9. The method of claim 1, wherein specifying the set of performance characteristics associated with the particular service comprises receiving information regarding an identity of the particular service and a specification of a performance guarantee by using an application programming interface (API).

10. The method of claim 1, wherein the set of performance characteristics comprises at least one of bandwidth, latency, and reliability.

11. The method of claim 1, further comprising maintaining a database for mapping microservices with (i) IP addresses of the microservices and (ii) tunnel endpoint addresses of host machines on which the microservices are implemented.

12. A computing device comprising:

one or more processors; and

a computer-readable storage medium storing a plurality of computer-executable components that are executable by the one or more processors to perform a plurality of actions, the plurality of actions comprising: specifying a set of performance characteristics for a particular service that is accessible by a network; identifying a particular path in the network for the particular service having a performance guarantee that meets the specified set of performance characteristics; and configuring a host machine running virtualization software with forwarding information for the particular path, wherein when a packet is to be forwarded for the particular service, the forwarding information is used to tag the packet with a list of transit nodes associated with the particular path.

13. The computing device of claim 12, wherein identifying the particular path comprises:

obtaining an address of the particular service;

mapping the addresses of the particular service to a tunnel endpoint of a host machine that physically deploys an instance of the particular service; and

computing a path toward the tunnel endpoint that the instance of the particular service is hosted.

14. The computing device of claim 12, wherein identifying the particular path based on the specified set of performance characteristics comprises selecting a pre-defined logical network having a specified performance guarantee that satisfies the set of performance characteristics for the particular service.

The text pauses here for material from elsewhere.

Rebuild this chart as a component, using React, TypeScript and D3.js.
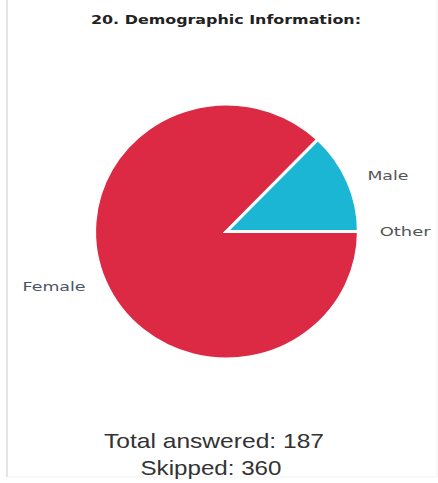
import React from "react";
import * as d3 from "d3";

const title = "20. Demographic Information:";
const categories = ["Other", "Female", "Male"];
const counts = [0, 163, 24];
const colors = ["#f0f0f0", "#dc2a45", "#1bb6d4"];
const labelColors = ["#555", "#4b5568", "#555"];
const labelWidths = [51, 63, 41];
const totalAnswered = 187;
const skipped = 360;

const W = 438;
const H = 483;

export default function App() {
  const cx = 226.5;
  const cy = 231.5;
  const r = 127.5;
  const sx = 1.035;
  const pie = d3
    .pie<number>()
    .sort(null)
    .startAngle(Math.PI / 2)
    .endAngle(Math.PI / 2 + Math.PI * 2)
    .value((d) => d);
  const arcs = pie(counts);
  const arc = d3.arc<d3.PieArcDatum<number>>().innerRadius(0).outerRadius(r);
  const labelRx = 148;
  const labelRy = 141;

  return (
    <svg
      width={W}
      height={H}
      style={{ position: "absolute", left: 0, top: 0, background: "#fff" }}
    >
      <rect x={0} y={0} width={W} height={H} fill="#fff" />
      <line x1={7} y1={0} x2={7} y2={477} stroke="#e4e4e4" strokeWidth={2} />
      <line x1={7} y1={477} x2={437} y2={477} stroke="#f3f3f3" strokeWidth={1} />
      <line x1={437} y1={0} x2={437} y2={477} stroke="#f3f3f3" strokeWidth={1} />
      <text
        x={226}
        y={24}
        textAnchor="middle"
        fontFamily="DejaVu Sans"
        fontWeight="bold"
        fontSize={12}
        fill="#222"
        textLength={270}
        lengthAdjust="spacingAndGlyphs"
      >
        {title}
      </text>
      <g transform={`translate(${cx},${cy}) scale(${sx},1)`}>
        {arcs.map((a, i) =>
          a.value > 0 ? (
            <path
              key={categories[i]}
              d={arc(a) || ""}
              fill={colors[i]}
              stroke="#fff"
              strokeWidth={3}
              strokeLinejoin="miter"
            />
          ) : (
            <line
              key={categories[i]}
              x1={0}
              y1={0}
              x2={Math.sin(a.startAngle) * (r + 2)}
              y2={-Math.cos(a.startAngle) * (r + 2)}
              stroke="#fff"
              strokeWidth={4}
            />
          )
        )}
      </g>
      {arcs.map((a, i) => {
        const mid = (a.startAngle + a.endAngle) / 2;
        const s = Math.sin(mid);
        const x = cx + s * labelRx * sx;
        const y = cy - Math.cos(mid) * labelRy + 4;
        return (
          <text
            key={"l" + categories[i]}
            x={x}
            y={y}
            textAnchor={s >= 0 ? "start" : "end"}
            fontFamily="DejaVu Sans"
            fontSize={12}
            fill={labelColors[i]}
            textLength={labelWidths[i]}
            lengthAdjust="spacingAndGlyphs"
          >
            {categories[i]}
          </text>
        );
      })}
      <text
        x={214}
        y={448}
        textAnchor="middle"
        fontFamily="Liberation Sans"
        fontSize={21}
        fill="#333"
        textLength={220}
        lengthAdjust="spacingAndGlyphs"
      >
        {`Total answered: ${totalAnswered}`}
      </text>
      <text
        x={211}
        y={475}
        textAnchor="middle"
        fontFamily="Liberation Sans"
        fontSize={21}
        fill="#333"
        textLength={141}
        lengthAdjust="spacingAndGlyphs"
      >
        {`Skipped: ${skipped}`}
      </text>
    </svg>
  );
}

15. The computing device of claim 12, wherein the performance guarantee of the particular path for the particular service is determined based on a performance characteristic of the particular service over the particular path, wherein the performance characteristic of the particular service over the particular path is determined based on the particular service's interactions with one or more microservices in the network over the particular path.

16. The computing device of claim 12, wherein the list of transit nodes associated with the particular path is appended to the packet in a segment routing header.

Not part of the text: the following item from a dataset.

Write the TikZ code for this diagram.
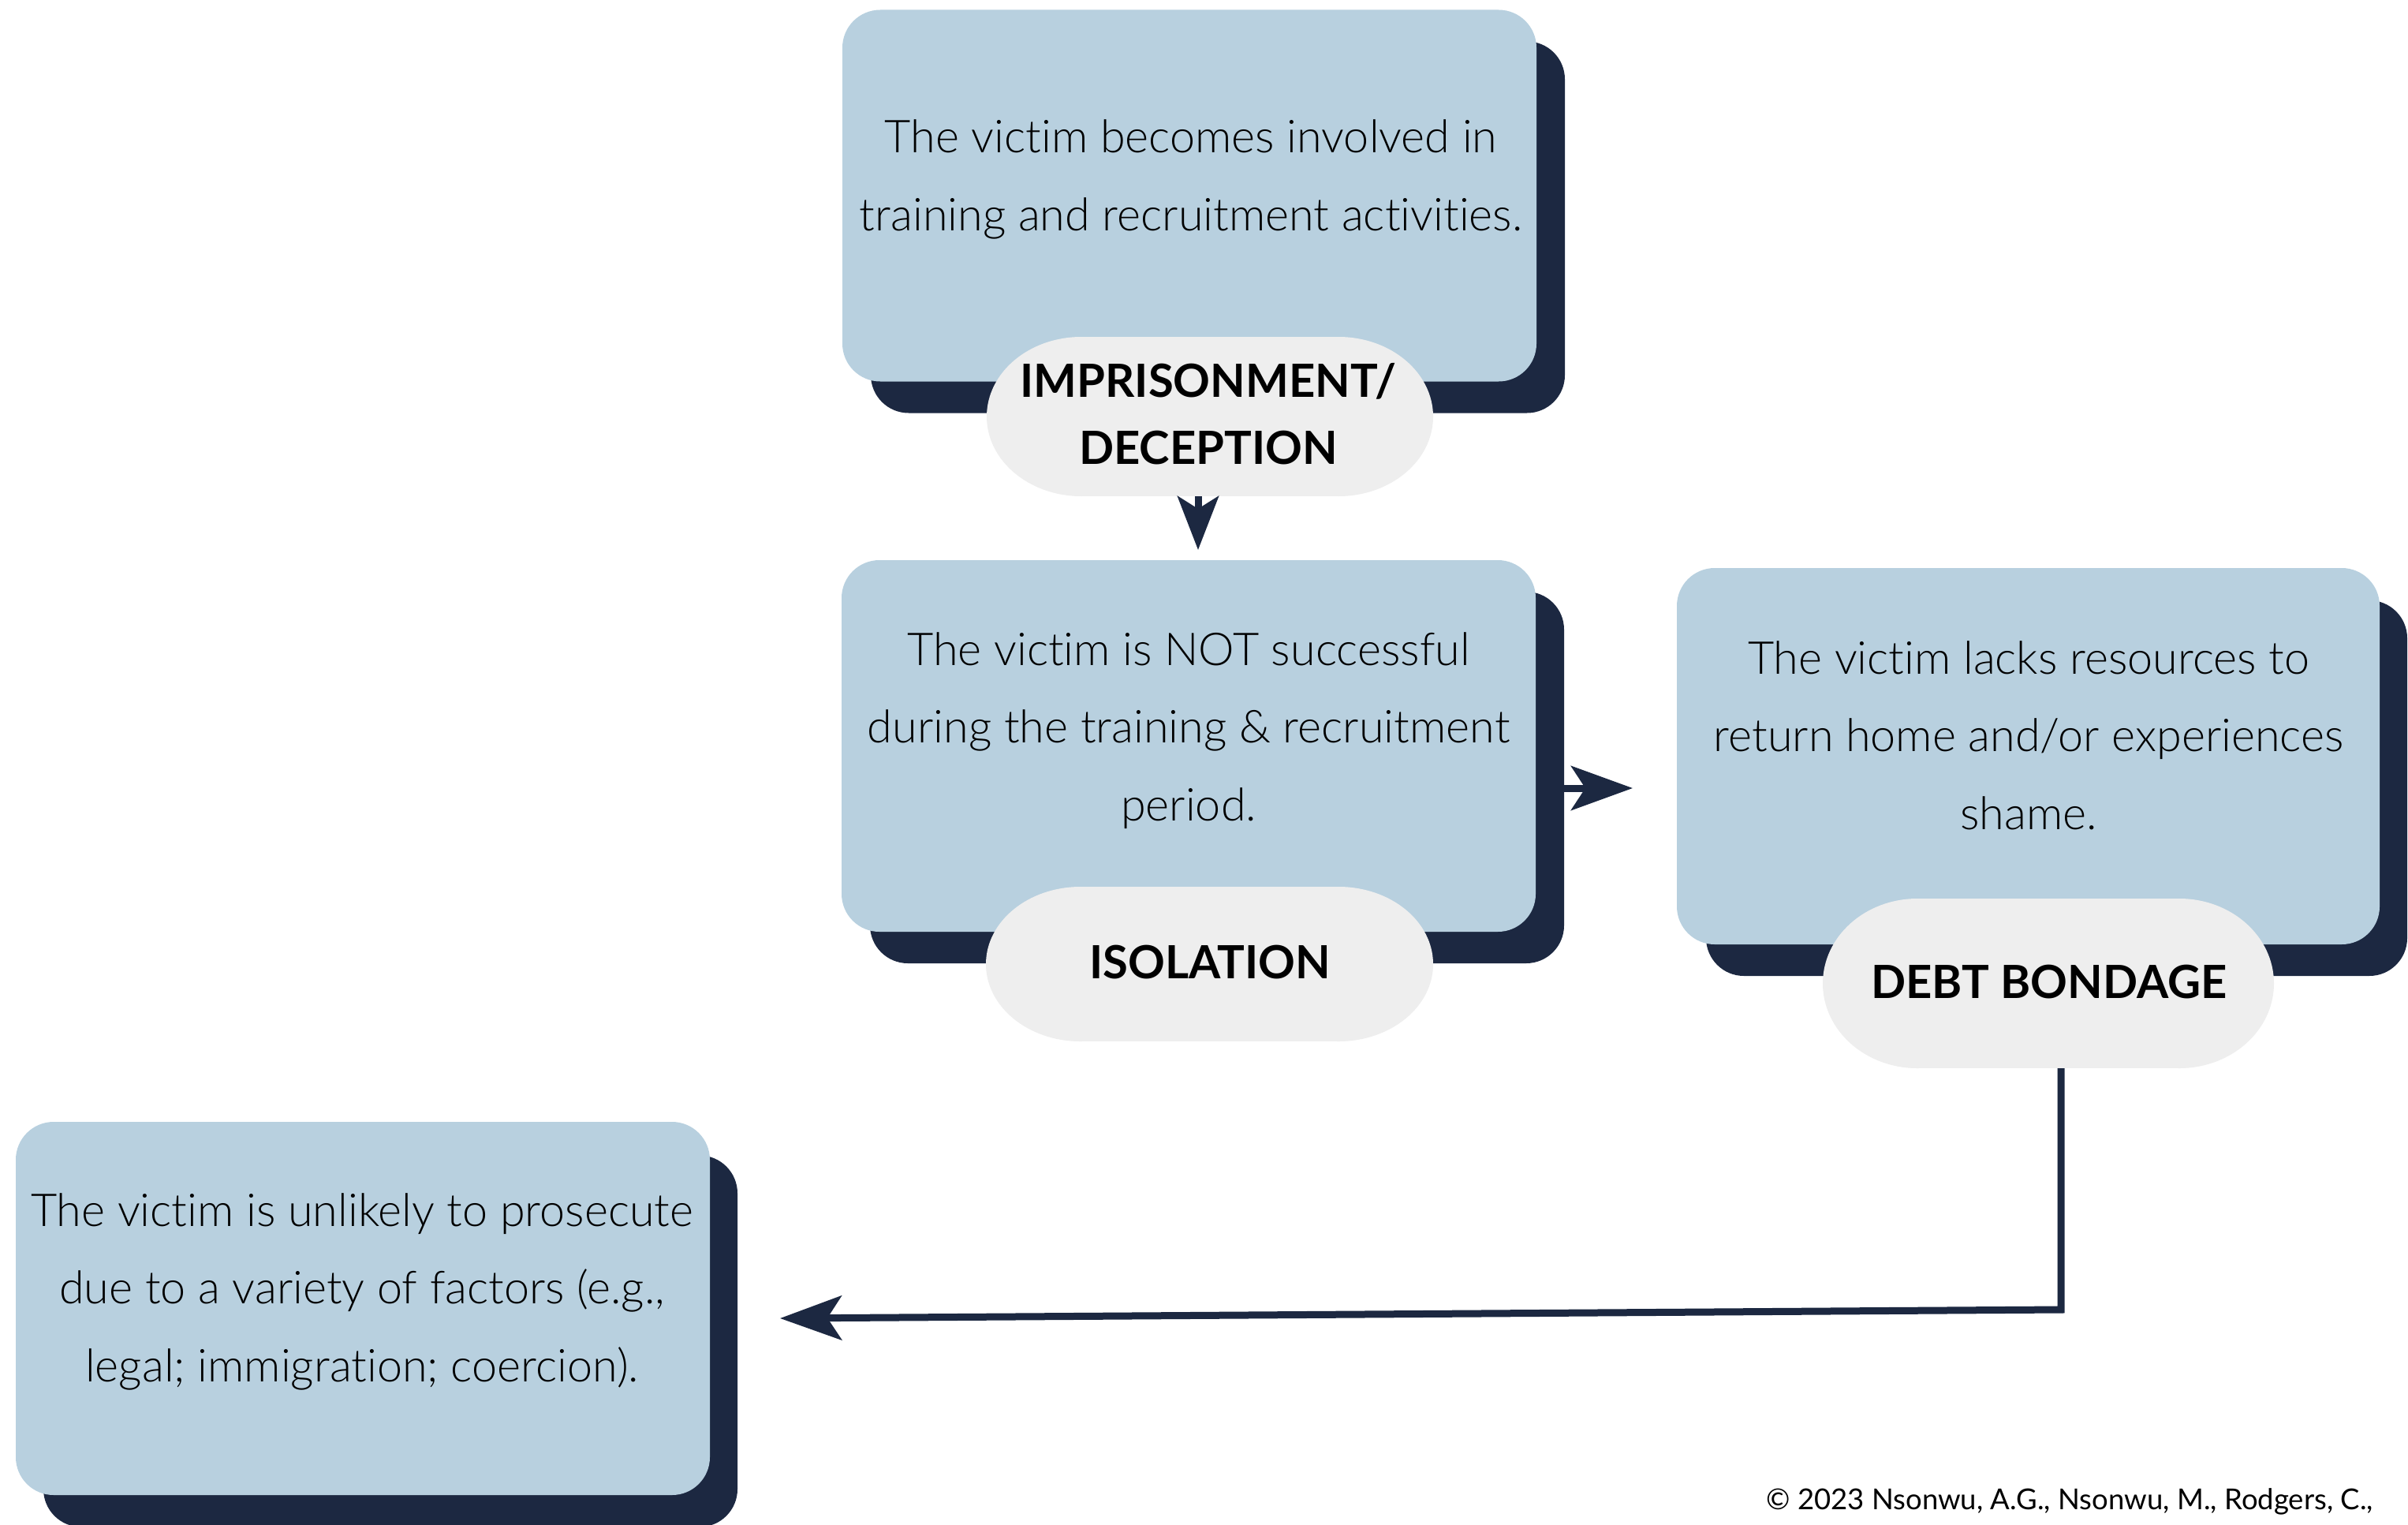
\documentclass[tikz,border=0pt]{standalone}
\usepackage{fontspec}
\setmainfont{Lato}[Ligatures=NoCommon]
\newfontfamily\latolight{Lato Light}[Ligatures=NoCommon]
\usetikzlibrary{arrows.meta,calc}
\definecolor{boxblue}{HTML}{B8D0DF}
\definecolor{navy}{HTML}{1C2841}
\definecolor{pillgray}{HTML}{EEEEEE}
\newcommand\pillat[4]{% cx, cy, half width, half height
  \fill[pillgray] (#1-#3+120,#2-#4) rectangle (#1+#3-120,#2+#4);
  \fill[pillgray] (#1-#3+120,#2) ellipse [x radius=120pt, y radius=#4pt];
  \fill[pillgray] (#1+#3-120,#2) ellipse [x radius=120pt, y radius=#4pt];}
\begin{document}
\begin{tikzpicture}[x=1pt,y=-1pt,
  box/.style={fill=boxblue, rounded corners=48pt, inner sep=0pt, minimum width=880pt, minimum height=471pt},
  shadowbox/.style={fill=navy, rounded corners=48pt, inner sep=0pt, minimum width=880pt, minimum height=471pt},
  pillnode/.style={inner sep=0pt},
  body/.style={font=\latolight\fontsize{57.5}{98.5}\selectfont, align=center, anchor=base, inner sep=0pt},
  tag/.style={font=\bfseries\fontsize{58}{85}\selectfont, align=center, anchor=base, inner sep=0pt},
  conn/.style={draw=navy, line width=9pt, line join=miter, -{Stealth[length=78pt,width=56pt,inset=18pt]}},
  conn1/.style={draw=navy, line width=9pt, -{Stealth[length=68pt,width=52pt,inset=16pt]}}]
\useasboundingbox[fill=white] (0,0) rectangle (3053,1932);

% shadows
\node[shadowbox] (s1) at (1544,288) {};
\node[shadowbox] (s2) at (1543,985.5) {};
\node[shadowbox, minimum width=889pt, minimum height=476pt] (s3) at (2607.5,999) {};
\node[shadowbox] (s4) at (495,1700) {};

% boxes
\node[box] (b1) at (1508,248) {};
\node[box] (b2) at (1507,945.5) {};
\node[box, minimum width=891pt, minimum height=477pt] (b3) at (2571.5,958.5) {};
\node[box, minimum width=880pt, minimum height=473pt] (b4) at (460,1658.5) {};

% pills
\pillat{1534}{528}{283}{101}
\pillat{1533.5}{1222}{283.5}{98}
\pillat{2597}{1246.5}{286}{107.5}
\node[pillnode, minimum width=566pt, minimum height=202pt] (p1) at (1534,528) {};
\node[pillnode, minimum width=567pt, minimum height=196pt] (p2) at (1533.5,1222) {};
\node[pillnode, minimum width=572pt, minimum height=215pt] (p3) at (2597,1246.5) {};

% texts (anchored at the baseline of the last line)
\node[body] (t1) at (1510,292) {The victim becomes involved in\\training and recruitment activities.};
\node[body] (t2) at (1507,1040) {The victim is NOT successful\\during the training \& recruitment\\period.};
\node[body] (t3) at (2572,1051) {The victim lacks resources to\\return home and/or experiences\\shame.};
\node[body] (t4) at (459,1751) {The victim is unlikely to prosecute\\due to a variety of factors (e.g.,\\legal; immigration; coercion).};

\node[tag] (l1) at (1532,588) {IMPRISONMENT/\\DECEPTION};
\node[tag] (l2) at (1534,1240) {ISOLATION};
\node[tag] (l3) at (2598,1265) {DEBT BONDAGE};

\node[font=\fontsize{36.5}{40}\selectfont, anchor=base east, inner sep=0pt] (copy) at (3009,1913) {© 2023 Nsonwu, A.G., Nsonwu, M., Rodgers, C.,};

% connectors
\coordinate (ah1) at (1519,697);
\coordinate (ah2) at (2070,999);
\coordinate (bend) at (2613,1660);
\coordinate (ah3) at (989,1671);
\draw[conn1] ($(p1.south)+(-15,0)$) -- (ah1);
\draw[conn] ($(s2.east)+(0,13.5)$) -- (ah2);
\draw[conn] ($(p3.south)+(16,0)$) -- (bend) -- (ah3);
\end{tikzpicture}
\end{document}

17. The computing device of claim 12, wherein forwarding the packet comprises:

(i) identifying a service associated with the packet based on fields in the packet;

(ii) performing a lookup against installed flow entries to determine if the packet requires an additional source routing header;

(iii) tagging the packet with additional metadata that identifies the packet as requiring a segment routing header; and

(iv) performing a lookup against a segment routing table based on the metadata to obtain a list of addresses to append to the packet.

18. The computing device of claim 12, wherein specifying the set of performance characteristics associated with the particular service comprises receiving information regarding an identity of the particular service and a specification of a performance guarantee by using an application programming interface (API).

19. The computing device of claim 12, wherein the set of performance characteristics comprises at least one of bandwidth, latency, and reliability.

20. The computing device of claim 12, wherein the plurality of actions further comprises maintaining a database for mapping microservices with (i) IP addresses of the microservices and (ii) tunnel endpoint addresses of host machines on which the microservices are implemented.